Повторяю: можно было бы напомнить… Но, наверное, бесполезно. И вот почему. Не всё поддаётся аргументированному объяснению. Есть вещи, которые невозможно постигнуть при помощи одного разума – требуется обязательное «подключение» живого непосредственного чувства. Ну а если человек умён, но бесчувствен? Можно ли предъявлять к нему претензии? Чего нет – того нет… Как объяснить глухому, что Сороковая симфония Моцарта прекрасна? Никакое «усилие убеждения» здесь не поможет.

Алкаш, заманивающий доверчивую дворовую собаку, чтобы продать её шкуру и купить бутылку водки, омерзителен, но не страшен: он ведь не теоретизирует, а просто действует по велению своих низких инстинктов. Страшен рафинированный бесчувственный интеллектуал, который теоретизирует: он блестяще владеет приёмами формальной логики и легко докажет, что если собака – «духовная потребность» человека, то пушкинский Троекуров – самый душевный человек… Спасибо, что А. Власенко назвал лишь Троекурова. Он мог бы упомянуть и Гитлера: у «бесноватого фюрера», как известно, тоже была собака, и «он её любил».

Практическая цель – вот о чём размышляет образованный «теоретик», вот к чему он апеллирует. Если от собаки нет практической выгоды, – зачем её держать в квартире и кормить? Ах да, «духовная потребность»… А. Власенко предлагает называть вещи своими именами: «рассеивание скуки», «забава». Вот, дескать, в лучшем случае функции квартирных собак.

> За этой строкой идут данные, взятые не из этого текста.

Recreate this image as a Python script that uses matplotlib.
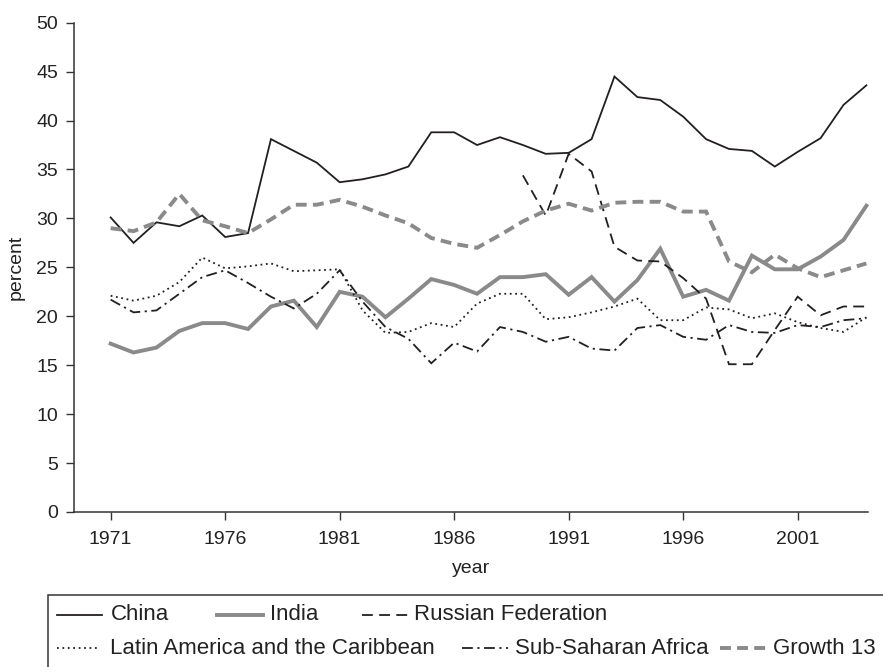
import numpy as np
import matplotlib
matplotlib.use("Agg")
import matplotlib.pyplot as plt
from matplotlib.lines import Line2D
from matplotlib.patches import Rectangle

plt.rcParams['font.family'] = ['Liberation Sans', 'DejaVu Sans']

# Investment share of GDP, 1971-2004
years = list(range(1971, 2005))
china = [30.1, 27.5, 29.6, 29.2, 30.3, 28.1, 28.5, 38.1, 36.9, 35.7, 33.7,
         34.0, 34.5, 35.3, 38.8, 38.8, 37.5, 38.3, 37.5, 36.6, 36.7, 38.1,
         44.5, 42.4, 42.1, 40.4, 38.1, 37.1, 36.9, 35.3, 36.8, 38.2, 41.6, 43.6]
india = [17.2, 16.3, 16.8, 18.5, 19.3, 19.3, 18.7, 21.0, 21.6, 18.9, 22.5,
         22.0, 19.9, 21.8, 23.8, 23.2, 22.3, 24.0, 24.0, 24.3, 22.2, 24.0,
         21.5, 23.7, 26.9, 22.0, 22.7, 21.6, 26.2, 24.8, 24.8, 26.1, 27.8, 31.3]
russia = [np.nan] * 18 + [34.4, 30.3, 36.6, 34.8, 27.1, 25.7, 25.6, 23.9,
                          21.8, 15.1, 15.1, 18.6, 22.0, 20.1, 21.0, 21.0]
latam = [22.1, 21.6, 22.1, 23.5, 26.0, 24.9, 25.1, 25.4, 24.6, 24.7, 24.8,
         20.6, 18.3, 18.4, 19.3, 18.9, 21.3, 22.3, 22.3, 19.7, 19.9, 20.4,
         21.0, 21.8, 19.6, 19.6, 20.9, 20.7, 19.8, 20.3, 19.4, 18.8, 18.4, 19.9]
ssa = [21.7, 20.4, 20.6, 22.3, 24.0, 24.7, 23.4, 22.0, 20.8, 22.3, 24.7,
       21.5, 18.9, 17.7, 15.2, 17.3, 16.4, 18.9, 18.4, 17.4, 17.9, 16.7,
       16.5, 18.8, 19.1, 17.9, 17.6, 19.1, 18.4, 18.3, 19.1, 18.9, 19.6, 19.8]
growth13 = [29.0, 28.7, 29.6, 32.5, 29.8, 29.2, 28.5, 29.9, 31.4, 31.4, 31.9,
            31.2, 30.3, 29.5, 28.0, 27.4, 27.0, 28.3, 29.7, 30.8, 31.5, 30.8,
            31.6, 31.7, 31.7, 30.7, 30.7, 25.6, 24.5, 26.3, 24.9, 24.0, 24.7, 25.4]

BLACK = '#231f20'
GRAY = '#8a8a8a'
TXT = '#222222'

styles = [
    ('China', china, dict(color=BLACK, lw=1.3, ls='-')),
    ('India', india, dict(color=GRAY, lw=2.8, ls='-')),
    ('Russian Federation', russia, dict(color=BLACK, lw=1.3, ls=(0, (6, 3.5)))),
    ('Latin America and the Caribbean', latam, dict(color=BLACK, lw=1.3, ls=(0, (1, 2)))),
    ('Sub-Saharan Africa', ssa, dict(color=BLACK, lw=1.3, ls=(0, (6, 2.5, 1.2, 2.5)))),
    ('Growth 13', growth13, dict(color=GRAY, lw=2.8, ls=(0, (2.8, 1.6)))),
]

W, H = 883, 667
fig = plt.figure(figsize=(W / 100, H / 100), dpi=100)
ax = fig.add_axes([74 / W, 1 - 512 / H, (868 - 74) / W, (512 - 22.7) / H])

for name, vals, kw in styles:
    ax.plot(years, vals, solid_joinstyle='miter', dash_joinstyle='miter',
            clip_on=False, **kw)

ax.set_xlim(1969.4, 2004.07)
ax.set_ylim(0, 50)
ax.set_xticks([1971, 1976, 1981, 1986, 1991, 1996, 2001])
ax.set_yticks(range(0, 51, 5))
for side in ('top', 'right'):
    ax.spines[side].set_visible(False)
for side in ('left', 'bottom'):
    ax.spines[side].set_color('#333333')
    ax.spines[side].set_linewidth(1.1)
ax.tick_params(axis='both', direction='out', length=5.5, width=1.0,
               color='#333333', labelsize=14, labelcolor=TXT)
ax.tick_params(axis='x', pad=8)
ax.tick_params(axis='y', pad=6)
ax.set_xlabel('year', fontsize=14, color=TXT, labelpad=9)
ax.set_ylabel('percent', fontsize=14, color=TXT, labelpad=8)

# legend box, drawn in figure pixels so it can run past the edge
def px(x, y):
    return x / W, 1 - y / H

box = Rectangle(px(48, 700), 900 / W, 105 / H, transform=fig.transFigure,
                facecolor='white', edgecolor='#333333', lw=1.1)
fig.patches.append(box)

# (style index, line start, line end, text start, row y)
entries = [
    (0, 57, 102, 111, 615),
    (1, 217, 263, 270, 615),
    (2, 362, 408, 414, 615),
    (3, 57, 100, 110, 648),
    (4, 462, 508, 515, 648),
    (5, 720, 766, 773, 648),
]
for idx, x0, x1, xt, y in entries:
    name, _, kw = styles[idx]
    (fx0, fy), (fx1, _) = px(x0, y), px(x1, y)
    fig.add_artist(Line2D([fx0, fx1], [fy, fy], transform=fig.transFigure, **kw))
    fig.text(*px(xt, y), name, fontsize=16, color=TXT, va='center', ha='left')

fig.savefig('out.png', dpi=100)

Сказать по правде, мне жаль человека, живущего по законам голого практицизма. В нём не зазвенят струны души, когда, скажем, сидя за письменным столом, он вдруг почувствует, как что-то мягкое, тёплое и влажное ткнулось ему в колено, – это подошла собака, которой захотелось исповедально пообщаться с хозяином. Способен ли такой человек заметить собачью улыбку? А ведь в собачьей улыбке Метерлинк ощутил целый комплекс проявлений: «внимательную услужливость, неподкупную невинность, преданную покорность, безграничную благодарность и полное самоотвержение». Что ж, неужели и Метерлинка следует отнести к категории «горе-любителей животных», над которыми так лихо иронизирует А. Власенко?

Обратите внимание: скрещивая копья с любителями животных, ненавистники «меньших братьев» постоянно твердят о своей любви к человеку, сетуют, что собакам уделяется больше внимания, чем людям. Но за громкими словами о любви к человеку подчас скрывается элементарный эгоизм, беспокойство о своём личном комфорте. Не такова ли заметка В. Каленюка, помещённая рядом с выступлением А. Власенко? В. Каленюк скорбит, что Ю. Шведова в статье «Собачья жизнь кота Васьки» уподобилась авторам, которые «ни слова не сказали о самом главном – о человеке». Он и не заметил, что статья до последнего слова написана с той особой простотой, за которой легко улавливается страстная защита человеческого в человеке. Но что поделаешь? Есть читатели, которые хорошо понимают язык деклараций, – к серьёзным доверительным беседам по существу дела они не привыкли.